Foi o cenário perfeito para quem viajou à cidade amada e ficou olhando o céu esperando uma tempestade que não veio. Quem não chorou na homenagem a Gal Costa não está vivo. No pequeno caco regional, cantaram um trecho da “Flor do Cerrado” que Caetano fez para amiga em quem “identificou o eco da bossa nova e o maior rockeira da MPB”. Bingo.
Bethânia e dois hinos
Bethânia não sabe brincar. Uma diva da ópera que canta partido-alto. É a bruxa e a rainha ao mesmo tempo. Uma entidade à quem, mesmo o mais materialista dos viventes, acaba reverente. Difícil de explicar. É pura dança e sexo e glória, e paira para além da história.
Curioso perceber, em meio à multidão, como Cajuína, uma canção de adeus de Caetano ao amigo Torquato Neto, com letra complexa é um hino que todas as 40 mil pessoas sabiam cantar. O poeta piauiense, aliás, não tivesse morrido há muitos séculos, teria feito 80 anos justo naquele noite. Dois a menos que Caetano e dois a mais que Bethânia.

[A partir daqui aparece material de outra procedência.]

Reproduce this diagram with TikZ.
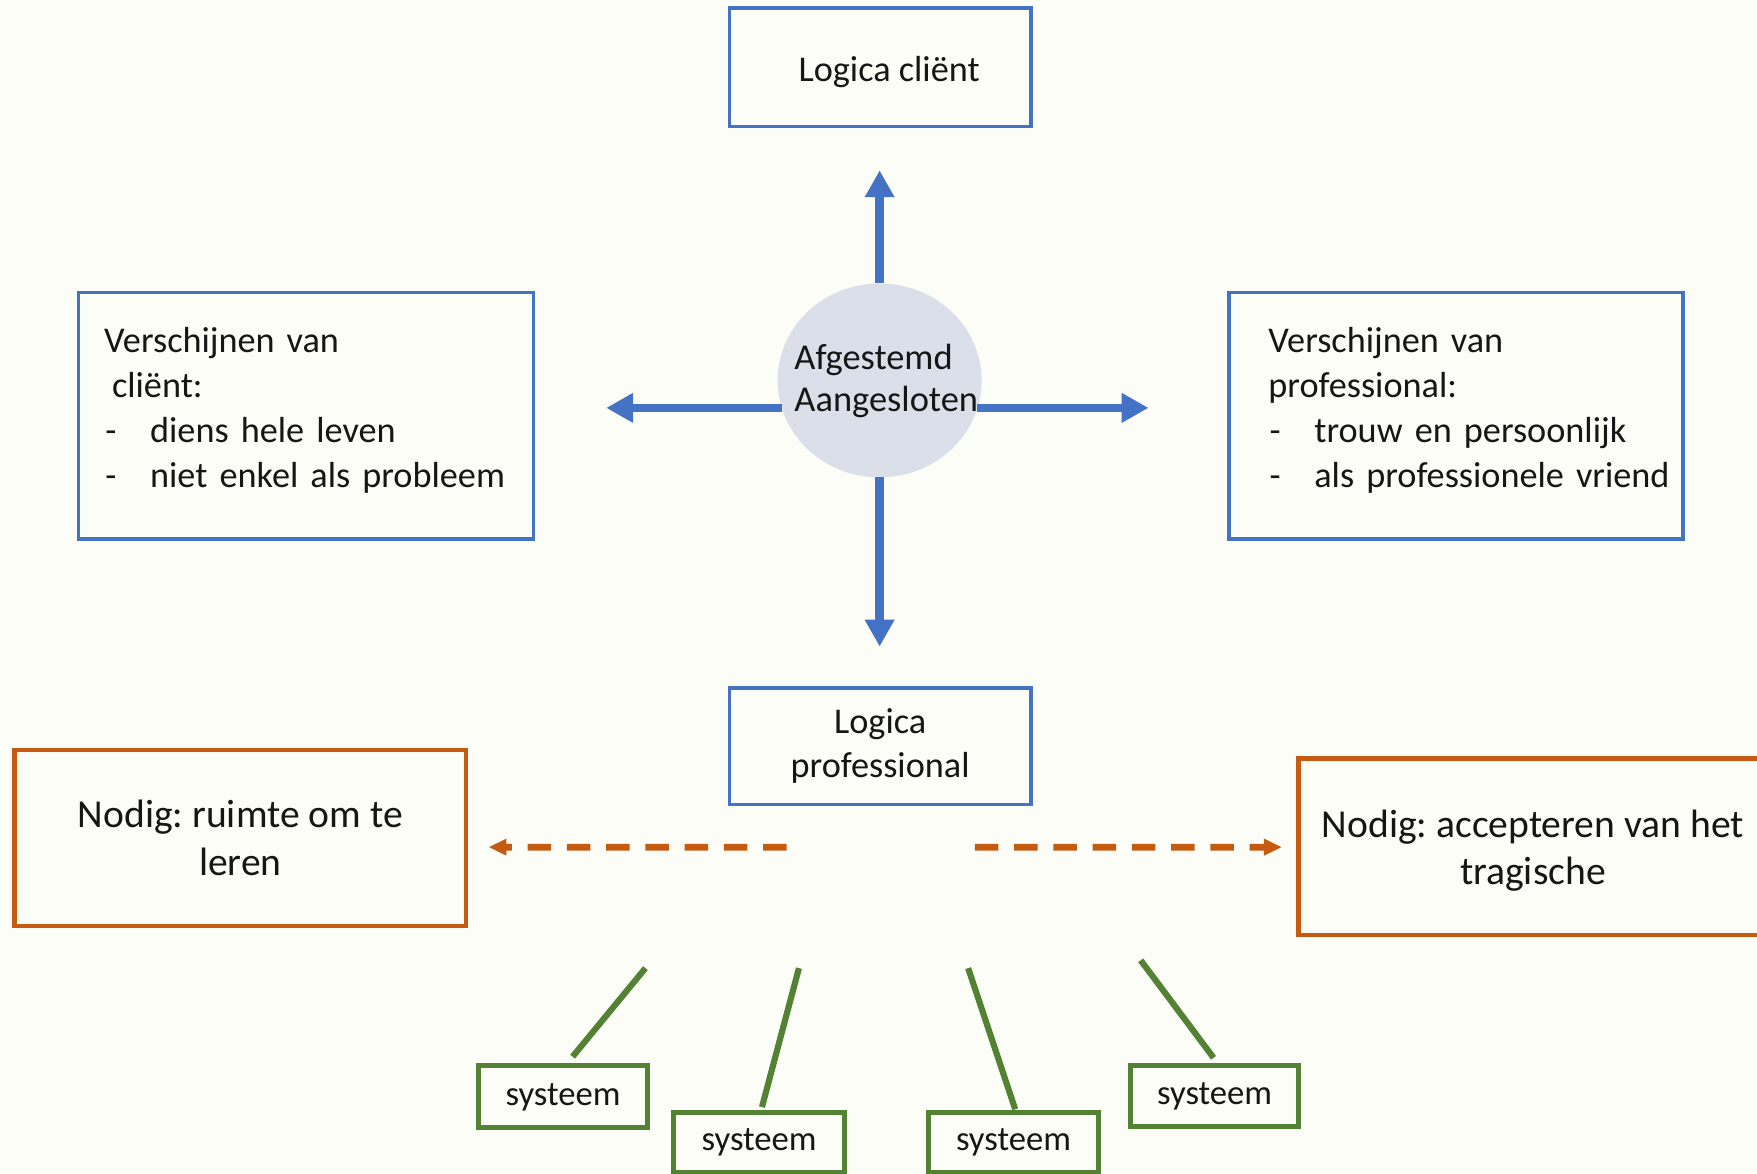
\documentclass[tikz,border=0pt]{standalone}
\usepackage{fontspec}
\setmainfont{Carlito}
\usetikzlibrary{arrows.meta,shapes.geometric}
\definecolor{bgc}{RGB}{253,253,247}
\definecolor{blu}{RGB}{68,114,196}
\definecolor{org}{RGB}{197,90,17}
\definecolor{grn}{RGB}{84,130,53}
\definecolor{circf}{RGB}{218,223,234}
\definecolor{txt}{RGB}{22,22,22}
\newcommand{\bulitem}{\makebox[0.41cm][l]{\hspace{0.01cm}-}}
\frenchspacing
\begin{document}
\frenchspacing
\begin{tikzpicture}[x=0.01cm,y=-0.01cm,
  bluebox/.style={draw=blu, line width=0.03cm, inner sep=0pt, outer sep=0pt, text=txt, align=center, font=\fontsize{9.2pt}{11.1pt}\selectfont},
  bluetext/.style={inner sep=0pt, outer sep=0pt, text=txt, align=left, text width=3.9cm, font=\fontsize{9.2pt}{11.38pt}\selectfont},
  circtext/.style={inner sep=0pt, outer sep=0pt, text=txt, align=left, text width=2cm, font=\fontsize{9.25pt}{10.53pt}\selectfont},
  orangebox/.style={draw=org, line width=0.037cm, inner sep=0pt, outer sep=0pt, text=txt, align=center, font=\fontsize{10.05pt}{12.23pt}\selectfont},
  greenbox/.style={draw=grn, line width=0.045cm, inner sep=0pt, outer sep=0pt, text=txt, minimum width=1.51cm, font=\fontsize{8.8pt}{10pt}\selectfont},
  barrow/.style={draw=blu, line width=0.075cm, -{Triangle[width=0.25cm,length=0.24cm]}},
  oarrow/.style={draw=org, line width=0.06cm, dash pattern=on 0.21cm off 0.14cm, -{Triangle[width=0.14cm,length=0.16cm]}},
  gline/.style={draw=grn, line width=0.055cm}
]
\fill[bgc] (0,0) rectangle (1568,1047);
\useasboundingbox (0,0) rectangle (1568,1047);

% top box
\node[bluebox, minimum width=2.69cm, minimum height=1.06cm] (lc) at (785.5,60) {\raisebox{-0.13cm}[0pt][0pt]{\hspace*{0.16cm}Logica cliënt}};

% centre ellipse
\node[ellipse, fill=circf, inner sep=0pt, outer sep=0pt, minimum width=1.82cm, minimum height=1.73cm] (circ) at (785,339.5) {};
\node[circtext, anchor=base west] (ctext) at (709,330) {Afgestemd\\Aangesloten};

% blue arrows
\coordinate (upTip) at (785,152);
\coordinate (dnTip) at (785,577);
\coordinate (lTip) at (541,364);
\coordinate (rTip) at (1025,364);
\draw[barrow] (circ.north) -- (upTip);
\draw[barrow] (circ.south) -- (dnTip);
\draw[barrow] (circ.196 |- lTip) -- (lTip);
\draw[barrow] (circ.344 |- rTip) -- (rTip);

% side boxes
\node[bluebox, minimum width=4.06cm, minimum height=2.20cm] (lbox) at (273,371) {};
\node[bluetext, anchor=base west] (ltext) at (93,315) {Verschijnen van\\\hspace*{0.07cm}cliënt:\\\bulitem diens hele leven\\\bulitem niet enkel als probleem};
\node[bluebox, minimum width=4.05cm, minimum height=2.20cm] (rbox) at (1299.5,371) {};
\node[bluetext, anchor=base west] (rtext) at (1132,315) {Verschijnen van\\professional:\\\bulitem trouw en persoonlijk\\\bulitem als professionele vriend};

% logica professional
\node[bluebox, minimum width=2.69cm, minimum height=1.04cm] (lp) at (785.5,666) {Logica\\professional};

% orange boxes
\node[orangebox, minimum width=4.03cm, minimum height=1.57cm] (ol) at (214.5,747.5) {Nodig: ruimte om te\\leren};
\node[orangebox, minimum width=4.18cm, minimum height=1.57cm] (or) at (1368,755.5) {\raisebox{-0.13cm}[0.4cm][0.4cm]{\begin{tabular}{@{}c@{}}Nodig: accepteren van het\\[-0.15pt]tragische\end{tabular}}};

% orange dashed arrows
\coordinate (oLtip) at (436,756);
\coordinate (oRtip) at (1144,756);
\draw[oarrow] ([xshift=-0.835cm,yshift=-0.38cm]lp.south) -- (oLtip);
\draw[oarrow] ([xshift=0.845cm,yshift=-0.38cm]lp.south) -- (oRtip);

% green boxes
\node[greenbox, minimum height=0.55cm] (s1) at (502.5,978.5) {\raisebox{-0.03cm}[0.2cm][0.1cm]{systeem}};
\node[greenbox, minimum width=1.53cm, minimum height=0.53cm] (s2) at (677.5,1019.5) {systeem};
\node[greenbox, minimum height=0.53cm] (s3) at (904.5,1019.5) {systeem};
\node[greenbox, minimum width=1.50cm, minimum height=0.54cm] (s4) at (1084,978) {\raisebox{0.03cm}{systeem}};

% green lines
\coordinate (g1) at (576,864);
\coordinate (g2) at (713,864);
\coordinate (g3) at (864,864);
\coordinate (g4) at (1018,857);
\draw[gline] ([xshift=0.085cm,yshift=0.08cm]s1.north) -- (g1);
\draw[gline] ([xshift=0.025cm,yshift=0.05cm]s2.north) -- (g2);
\draw[gline] ([xshift=0.015cm,yshift=0.03cm]s3.north) -- (g3);
\draw[gline] ([xshift=-0.01cm,yshift=0.07cm]s4.north) -- (g4);
\end{tikzpicture}
\end{document}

Mais improvável ainda é a força pop-religiosa de “Reconvexo”, a canção que Caetano fez para zoar com Paulo Francis. Devo confessar que levei Francis muito a sério no começo da adolescência até que o Brasil cantado por Bethânia e Caetano entrou pelos sete buracos da minha cabeça, se espalhando no campo e derrubando as cercas.
Quando Bethania canta “eu sou” todos que cantam junto acreditam também ser uma das forças da natureza descritas na letra de Caetano que consegue rimar a novena de Dona Canô com Andy Warhol. E fala do Olodum, de Joãozinho Trinta, da Mãe Aninha de Salvador do belle époque e do craque Bobô, ídolo do primeiro campeão brasileiro nordestino de futebol. Uma obra-prima.
Elegância absoluta
O número final é com a superbanda, espécie de E-Street Band brazuca, com músicos de várias origens sob a liderança do baixo de Jorge Helder, numa apoteose sem os donos da festa. Caê e Bethânia saem de fininho como tivessem ido dormir mais cedo sem querer constranger os convidados que ficam para tomar as garrafas que sobraram. Elegância absoluta.
Mesmo quem é ateu, viu milagres como eu vi no Mané Garrincha. Vimos Caetano e Bethânia cantarem a história – que ajudaram escrever – de um país que é macumbeiro e evangélico a um só tempo de um modo que nosso espirito ganha um brilho definido. Qualquer coisa que se sonhara.